This is the third book by KS Robinson that I’ve reviewed here in my blog. The other entries are dated
- April 5, 2017 (New York 2140, published in 2017) and
- June 5, 2017 (Aurora, published in 2015).
I originally dived into Robinson’s work because I wondered what a science fiction writer had to say about climate change.
Robinson does not hesitate to tell a BIG story! Red Mars covers an impressive amount of time and space. There are 100 people in the party dispatched to colonize Mars, and it’s hard to keep track.
After a long, slow build-up, the plot caught me up and I couldn’t stop reading.
Robinson postulates an amazing amount of technology, much of which is extremely (improbably?) sophisticated. He also assumes havoc on earth – overpopulation, takeover by multinationals, etc. The most disruptive technology he posits is a technique for individual rejuvenation, to restore to a person the immune system and ability to heal of a ten year old. This would add an unknown numbers of decades to life. On earth, score one more for Malthus…
As in New York 2140, Red Mars is told in two voices. One is an omniscient narrator and the other a “commentator”. It’s a weak device. Isn’t it an author’s job to construct a coherent narrative? The parallel structure works better in New York 2140, published more than 30 years later. Robinson improved greatly over those decades.

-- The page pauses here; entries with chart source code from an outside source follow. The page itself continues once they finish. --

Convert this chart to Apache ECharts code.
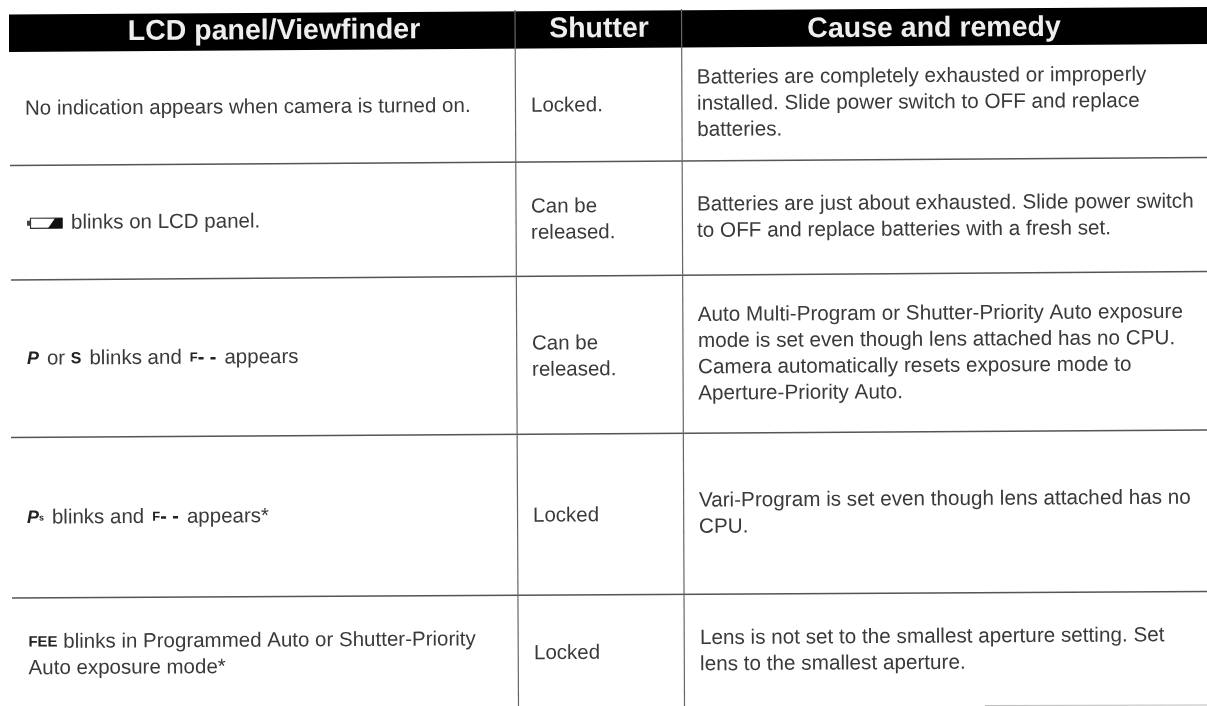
<!DOCTYPE html>
<html>
<head>
<meta charset="utf-8">
<title>LCD panel table</title>
<script src="https://cdn.jsdelivr.net/npm/echarts@6/dist/echarts.min.js"></script>
<style>
html, body { margin: 0; padding: 0; background: #fff; overflow: hidden; }
#main { width: 1207px; height: 706px; }
</style>
</head>
<body>
<div id="main"></div>
<script>
// table content
var headers = ['LCD panel/Viewfinder', 'Shutter', 'Cause and remedy'];
var panelText = [
    'No indication appears when camera is turned on.',
    'blinks on LCD panel.',
    '{p|P}{sp| } or {s|S}{sp| } blinks and {sp| }{f|F}{d|- -}{sp| } appears',
    '{p|P}{sub|s}{sp| } blinks and {sp| }{f|F}{d|- -}{sp| } appears*',
    '{fe|FEE} blinks in Programmed Auto or Shutter-Priority\nAuto exposure mode*'
];
var shutterText = ['Locked.', 'Can be\nreleased.', 'Can be\nreleased.', 'Locked', 'Locked'];
var remedyText = [
    'Batteries are completely exhausted or improperly\ninstalled. Slide power switch to OFF and replace\nbatteries.',
    'Batteries are just about exhausted. Slide power switch\nto OFF and replace batteries with a fresh set.',
    'Auto Multi-Program or Shutter-Priority Auto exposure\nmode is set even though lens attached has no CPU.\nCamera automatically resets exposure mode to\nAperture-Priority Auto.',
    'Vari-Program is set even though lens attached has no\nCPU.',
    'Lens is not set to the smallest aperture setting. Set\nlens to the smallest aperture.'
];

// layout (page is a little tilted)
var tilt = 0.0062;
var headerBox = [[9, 14.5], [1207, 7], [1207, 44], [9, 52]];
var headerCenters = [[274, 31.2], [599, 29.2], [934, 28.7]];
var rowLines = [[10, 165.5, 1207, 157.5], [11, 280, 1207, 271.5], [11, 437.5, 1207, 430], [12, 598, 1207, 591.5]];
var colLines = [[515, 10, 518.5, 706], [681.5, 9, 684.5, 706]];
var panelPos = [[25, 109], [71, 223], [27, 359], [27, 518], [28.5, 655.5]];
var shutterPos = [[531, 106], [531, 220], [532, 357], [533, 516], [534, 653.5]];
var remedyPos = [[697, 104], [697, 218], [698, 354.5], [699, 514], [700, 651.5]];

var bodyFont = 'Liberation Sans';
var bodyColor = '#3a3a3a';
var lcdColor = '#222';
var bodyLine = 26.2;
var graphics = [];

graphics.push({
    type: 'polygon',
    shape: { points: headerBox },
    style: { fill: '#000' }
});

rowLines.forEach(function (l) {
    graphics.push({
        type: 'line',
        shape: { x1: l[0], y1: l[1], x2: l[2], y2: l[3] },
        style: { stroke: '#555', lineWidth: 1.7 }
    });
});
colLines.forEach(function (l) {
    graphics.push({
        type: 'line',
        shape: { x1: l[0], y1: l[1], x2: l[2], y2: l[3] },
        style: { stroke: '#666', lineWidth: 1.2 }
    });
});
// faint edge of the page at the bottom right
graphics.push({
    type: 'line',
    shape: { x1: 985, y1: 705.5, x2: 1207, y2: 705 },
    style: { stroke: '#bbb', lineWidth: 1 }
});

headers.forEach(function (h, i) {
    graphics.push({
        type: 'text',
        x: headerCenters[i][0],
        y: headerCenters[i][1],
        rotation: tilt,
        style: {
            text: h,
            fill: '#eee',
            fontFamily: bodyFont,
            fontWeight: 'bold',
            fontSize: 28.5,
            align: 'center',
            verticalAlign: 'middle'
        }
    });
});

function lcdStyle(size, italic) {
    return {
        fontFamily: bodyFont,
        fontWeight: 'bold',
        fontStyle: italic ? 'italic' : 'normal',
        fontSize: size,
        fill: lcdColor,
        lineHeight: bodyLine
    };
}

function addColumn(texts, pos, size) {
    texts.forEach(function (t, i) {
        graphics.push({
            type: 'text',
            x: pos[i][0],
            y: pos[i][1],
            rotation: tilt,
            style: {
                text: t,
                fill: bodyColor,
                fontFamily: bodyFont,
                fontSize: size,
                lineHeight: bodyLine,
                align: 'left',
                verticalAlign: 'middle',
                rich: {
                    p: lcdStyle(18, true),
                    s: lcdStyle(16, false),
                    sub: lcdStyle(9, false),
                    f: lcdStyle(13, false),
                    d: lcdStyle(20, false),
                    fe: lcdStyle(15, false),
                    sp: lcdStyle(8, false)
                }
            }
        });
    });
}
addColumn(panelText, panelPos, 20.5);
addColumn(shutterText, shutterPos, 20.5);
addColumn(remedyText, remedyPos, 20.7);

// battery symbol in front of the second row
graphics.push({
    type: 'group',
    x: 27,
    y: 223.3,
    rotation: tilt,
    children: [
        { type: 'rect', shape: { x: 0, y: -2.5, width: 3, height: 5 }, style: { fill: '#444' } },
        { type: 'rect', shape: { x: 3.5, y: -5, width: 31.5, height: 10 }, style: { fill: 'none', stroke: '#333', lineWidth: 1.2 } },
        { type: 'polygon', shape: { points: [[21, 5], [28, -5], [35.5, -5], [35.5, 5]] }, style: { fill: '#111' } }
    ]
});

var main = document.getElementById('main');
var tableChart = echarts.init(main);
tableChart.setOption({
    backgroundColor: '#fff',
    animation: false,
    graphic: { elements: graphics }
});
</script>
</body>
</html>
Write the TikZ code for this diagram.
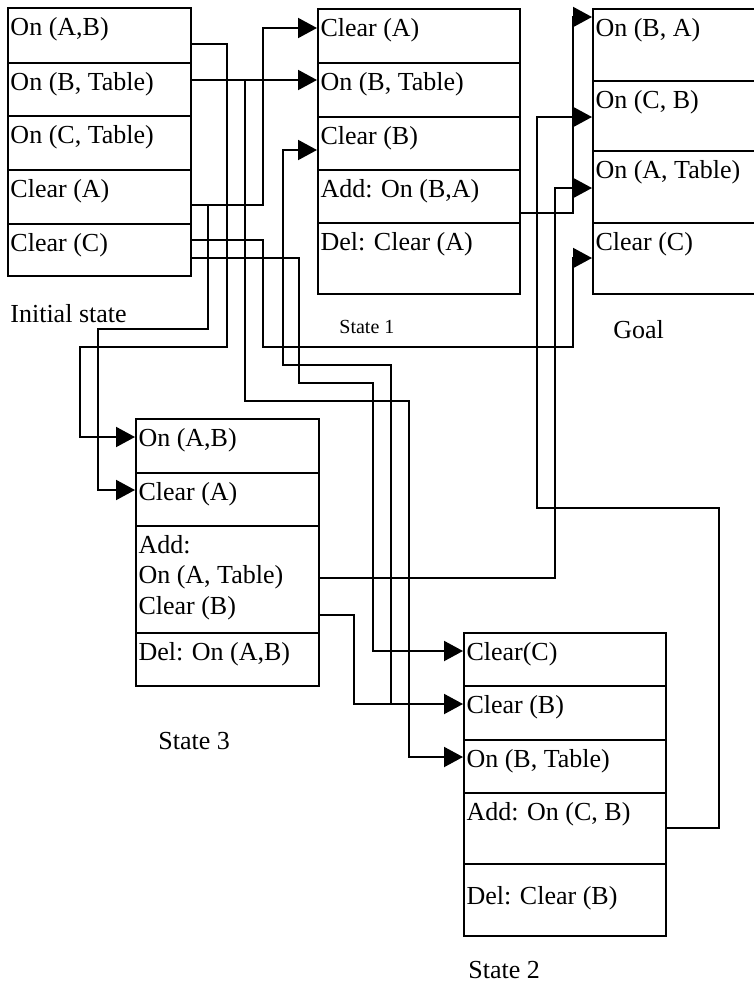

My problem with Red Mars is its length. Robinson includes way too much descriptive cogitation. A good editor might have helped him to tell the tale in half the number of pages.
Making comparisons with The Martian by Andy Weir is impossible to resist. The Martian is short and crisp. The author didn’t really set out to write a novel! His chatty, un-selfconscious prose is refreshing. His main character, Mark Watney, could have been the student next to me in college math or physics. No one in Red Mars was as clearly drawn.
So I won’t move on to Green Mars (the second of the Mars trilogy) any time soon. Too much going on in my life, too many other good books to read. If I become sick or disabled or have to drive to Tucson, I’m sure I will enjoy the rest of the Mars trilogy.